The sample comprised 160 undergraduate university students (72 females and 88

males with a mean age of 20.6 years and aged between 18 and 24) recruited from a large

southern university.

Design, Procedure, Stimuli, Processing Fluency and Emotion Induction

Study 3 used a 2 (valence: positive, negative) x 2 (certainty: certainty, uncertainty) x

2 (digit: nine and zero) between-subjects design and employed the same experimental

procedure and measure of processing fluency (α = .89) as those used in Study 1b.

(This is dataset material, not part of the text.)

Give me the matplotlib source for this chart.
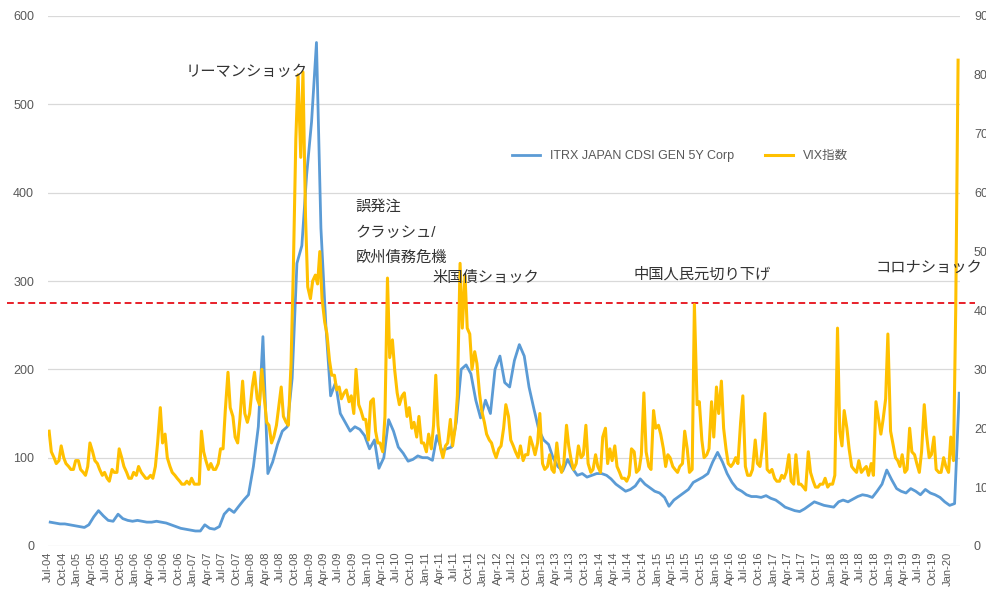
import matplotlib
matplotlib.use("Agg")
from matplotlib import pyplot as plt
import matplotlib.dates as mdates
import pandas as pd
import numpy as np

plt.rcParams['font.family'] = ['Liberation Sans', 'Noto Sans CJK JP', 'DejaVu Sans']

# VIX index, two readings per month (first half / second half), Jul-04 .. Mar-20
vix_2004 = [19.5, 16.0, 15.0, 14.0, 14.5, 17.0, 15.0, 14.0, 13.5, 13.0, 13.0, 14.5]
vix_2005 = [14.5, 13.0, 12.5, 12.0, 13.5, 17.5, 16.0, 14.5, 14.0, 13.0, 12.0, 12.5,
            11.5, 11.0, 13.0, 12.5, 12.5, 16.5, 15.0, 13.5, 12.5, 11.5, 11.5, 12.5]
vix_2006 = [12.0, 13.5, 12.5, 12.0, 11.5, 11.5, 12.0, 11.5, 13.5, 17.5, 23.5, 17.5,
            19.0, 15.0, 13.5, 12.5, 12.0, 11.5, 11.0, 10.5, 10.5, 11.0, 10.5, 11.5]
vix_2007 = [10.5, 10.5, 10.5, 19.5, 16.0, 14.5, 13.0, 14.0, 13.0, 13.0, 14.0, 16.5,
            16.5, 23.0, 29.5, 23.5, 22.0, 18.5, 17.5, 21.5, 28.0, 22.5, 21.0, 22.5]
vix_2008 = [27.0, 29.5, 25.0, 24.0, 30.0, 25.5, 21.0, 20.5, 17.5, 18.5, 20.5, 23.5,
            27.0, 22.0, 21.0, 20.5, 31.0, 46.5, 69.0, 80.0, 66.0, 80.5, 56.0, 44.0]
vix_2009 = [42.0, 45.0, 46.0, 44.5, 50.0, 42.0, 38.0, 36.0, 31.5, 29.0, 29.0, 26.5,
            27.0, 25.0, 26.0, 26.5, 24.5, 25.5, 22.5, 30.0, 24.0, 23.0, 21.5, 21.5]
vix_2010 = [18.0, 24.5, 25.0, 19.5, 17.5, 17.5, 16.0, 22.0, 45.5, 32.0, 35.0, 30.0,
            26.0, 24.0, 25.5, 26.0, 22.0, 23.5, 20.0, 21.0, 18.5, 22.0, 17.5, 17.5]
vix_2011 = [16.0, 19.0, 16.5, 20.5, 29.0, 20.5, 16.5, 15.0, 17.0, 17.5, 21.5, 17.0,
            20.0, 25.5, 48.0, 37.0, 46.0, 37.0, 36.0, 30.0, 33.0, 31.0, 26.0, 23.0]
vix_2012 = [21.0, 19.0, 18.0, 17.5, 16.0, 15.0, 16.5, 17.0, 20.0, 24.0, 22.0, 18.0,
            17.0, 16.0, 15.0, 17.0, 14.5, 15.5, 15.5, 18.5, 17.0, 15.5, 17.5, 22.5]
vix_2013 = [14.0, 13.0, 13.5, 15.5, 13.0, 12.5, 17.5, 14.0, 12.5, 14.0, 20.5, 17.0,
            14.5, 13.0, 14.0, 17.0, 15.0, 15.5, 20.5, 14.0, 12.5, 13.0, 15.5, 13.5]
vix_2014 = [12.5, 18.5, 20.0, 14.0, 16.5, 14.5, 17.0, 13.5, 12.5, 11.5, 11.5, 11.0,
            12.0, 16.5, 16.0, 12.5, 13.0, 15.5, 26.0, 16.0, 13.5, 13.0, 23.0, 20.0]
vix_2015 = [20.5, 19.0, 16.5, 13.5, 15.5, 15.0, 13.5, 13.0, 12.5, 13.5, 14.0, 19.5,
            16.5, 12.5, 13.0, 41.0, 24.0, 24.5, 18.0, 15.0, 15.5, 16.5, 24.5, 18.5]
vix_2016 = [27.0, 22.5, 28.0, 20.0, 16.5, 14.0, 13.5, 14.0, 15.0, 14.0, 21.0, 25.5,
            13.5, 12.0, 12.0, 13.0, 18.0, 14.0, 13.5, 16.5, 22.5, 13.0, 12.5, 13.0]
vix_2017 = [11.5, 11.0, 11.0, 12.0, 11.5, 12.5, 15.5, 11.0, 10.5, 15.5, 10.5, 10.5,
            10.0, 9.5, 16.0, 12.5, 11.0, 10.0, 10.0, 10.5, 10.5, 11.5, 10.0, 10.5]
vix_2018 = [10.5, 12.0, 37.0, 19.5, 17.0, 23.0, 20.0, 16.5, 13.5, 13.0, 12.5, 14.5,
            12.5, 13.0, 13.5, 12.0, 14.0, 12.0, 24.5, 22.0, 19.0, 21.5, 25.0, 36.0]
vix_2019 = [19.5, 17.5, 15.0, 14.5, 13.5, 15.5, 12.5, 13.0, 20.0, 16.0, 15.5, 14.0,
            12.5, 16.0, 24.0, 19.0, 15.0, 15.5, 18.5, 13.0, 12.5, 12.5, 15.0, 13.5]
vix_2020 = [12.5, 18.5, 14.5, 40.0, 82.5]

# iTraxx Japan CDS, monthly, Jul-04 .. Mar-20
cds_2004 = [27, 26, 25, 25, 24, 23]
cds_2005 = [22, 21, 24, 33, 40, 34, 29, 28, 36, 31, 29, 28]
cds_2006 = [29, 28, 27, 27, 28, 27, 26, 24, 22, 20, 19, 18]
cds_2007 = [17, 17, 24, 20, 19, 22, 36, 42, 38, 45, 52, 58]
cds_2008 = [90, 135, 237, 82, 95, 115, 130, 135, 190, 320, 340, 420]
cds_2009 = [480, 570, 360, 250, 170, 185, 150, 140, 130, 135, 132, 125]
cds_2010 = [110, 120, 88, 100, 143, 130, 112, 105, 96, 98, 102, 100]
cds_2011 = [100, 97, 125, 108, 110, 112, 140, 200, 205, 195, 165, 145]
cds_2012 = [165, 150, 200, 215, 185, 180, 210, 228, 215, 180, 155, 132]
cds_2013 = [120, 115, 100, 90, 85, 98, 88, 80, 82, 78, 80, 82]
cds_2014 = [82, 80, 76, 70, 66, 62, 64, 68, 76, 70, 66, 62]
cds_2015 = [60, 55, 45, 52, 56, 60, 64, 72, 75, 78, 82, 95]
cds_2016 = [106, 95, 82, 72, 65, 62, 58, 56, 56, 55, 57, 54]
cds_2017 = [52, 48, 44, 42, 40, 39, 42, 46, 50, 48, 46, 45]
cds_2018 = [44, 50, 52, 50, 53, 56, 58, 57, 55, 62, 70, 86]
cds_2019 = [75, 65, 62, 60, 65, 62, 58, 64, 60, 58, 55, 50]
cds_2020 = [46, 48, 173]

vix = (vix_2004 + vix_2005 + vix_2006 + vix_2007 + vix_2008 + vix_2009 + vix_2010
       + vix_2011 + vix_2012 + vix_2013 + vix_2014 + vix_2015 + vix_2016 + vix_2017
       + vix_2018 + vix_2019 + vix_2020)
cds = (cds_2004 + cds_2005 + cds_2006 + cds_2007 + cds_2008 + cds_2009 + cds_2010
       + cds_2011 + cds_2012 + cds_2013 + cds_2014 + cds_2015 + cds_2016 + cds_2017
       + cds_2018 + cds_2019 + cds_2020)

vix_dates = pd.date_range("2004-07-01", periods=len(vix), freq="SMS") + pd.Timedelta(days=7)
cds_dates = pd.date_range("2004-07-01", periods=len(cds), freq="MS") + pd.Timedelta(days=14)

threshold = 275  # red dashed line, left axis

# annotation texts and where they sit (date, left-axis value)
notes = [
    ("リーマンショック", "2006-11-15", 537),
    ("誤発注", "2009-10-20", 384),
    ("クラッシュ/", "2009-10-20", 355),
    ("欧州債務危機", "2009-10-20", 326),
    ("米国債ショック", "2011-02-15", 304),
    ("中国人民元切り下げ", "2014-08-05", 308),
    ("コロナショック", "2018-10-05", 315),
]

blue = "#5B9BD5"
gold = "#FFC000"
gray = "#595959"

fig = plt.figure(figsize=(9.87, 5.92), dpi=100)
ax = fig.add_axes([48 / 987, 1 - 546 / 592, 912 / 987, 530 / 592])
ax2 = ax.twinx()

ax.plot(cds_dates, cds, color=blue, lw=2.0, label="ITRX JAPAN CDSI GEN 5Y Corp")
ax2.plot(vix_dates, vix, color=gold, lw=2.2, label="VIX指数")

ax.set_ylim(0, 600)
ax.set_yticks(np.arange(0, 601, 100))
ax2.set_ylim(0, 90)
ax2.set_yticks(np.arange(0, 91, 10))
ax.set_xlim(pd.Timestamp("2004-07-01"), pd.Timestamp("2020-03-20"))

ax.grid(axis="y", color="#d9d9d9", lw=0.9)
ax.set_axisbelow(True)
for a in (ax, ax2):
    for s in a.spines.values():
        s.set_visible(False)

ax.xaxis.set_major_locator(mdates.MonthLocator(bymonth=[1, 4, 7, 10]))
ax.xaxis.set_major_formatter(mdates.DateFormatter("%b-%y"))
ax.tick_params(axis="x", length=0, pad=4, labelsize=8, labelcolor=gray, rotation=90)
ax.tick_params(axis="y", length=0, pad=10, labelsize=9, labelcolor=gray)
ax2.tick_params(axis="y", length=0, pad=10, labelsize=9, labelcolor=gray)

ax.axhline(threshold, xmin=-0.045, xmax=1.016, color="#e8202a", lw=1.4,
           ls=(0, (3.5, 2)), clip_on=False, zorder=5)

for txt, d, yv in notes:
    ax2.text(pd.Timestamp(d), yv * 90 / 600, txt, fontsize=11, color="#333333",
             va="center", ha="left")

h1, l1 = ax.get_legend_handles_labels()
h2, l2 = ax2.get_legend_handles_labels()
ax2.legend(h1 + h2, l1 + l2, loc="center", bbox_to_anchor=(0.693, 0.735), ncol=2,
           frameon=False, fontsize=9, labelcolor=gray, handlelength=2.2,
           columnspacing=2.5)

fig.savefig("out.png", dpi=100)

The

stimuli for Study 3 were the notebooks shown in Table 1. Smith and Ellsworth’s (1985)

manipulation was used in Study 3 for the same reason it was used in Study 2.

Certainty and Uncertainty in Emotions

Based on the investigations of Smith and Ellsworth (1985) and Tiedens and Linton

(2001), this study examined four emotional states that differ along both valence and

certainty dimensions: disgust (negative valence, certainty), fear (negative valence,

uncertainty), happiness (positive valence, certainty) and hopefulness (positive valence,

uncertainty). The participants in the disgust induction were told to focus on a negative

event that had made them feel disgusted (n = 40). In the fear induction, participants were

asked to remember, relive and vividly recall a negative event that had made them feel

scared (n = 40). Participants in the happiness condition were asked to recall a positive

event that had made them feel happy (n = 40). Participants in the fourth group were

instructed to recall a hopeful event (n = 40). After writing about these events, the

participants responded to three items taken from Smith and Ellsworth’s (1985) appraisal

questionnaire which assessed the certainty of the target emotion on a seven-point scale

ranging from 1 (not at all) to 7 (extremely). The three items asked the participants to rate

the degree to which they understood what was happening around them, how well they

could predict what would happen next, and how certain they were about what was

happening when they were feeling the target emotion (α = .87).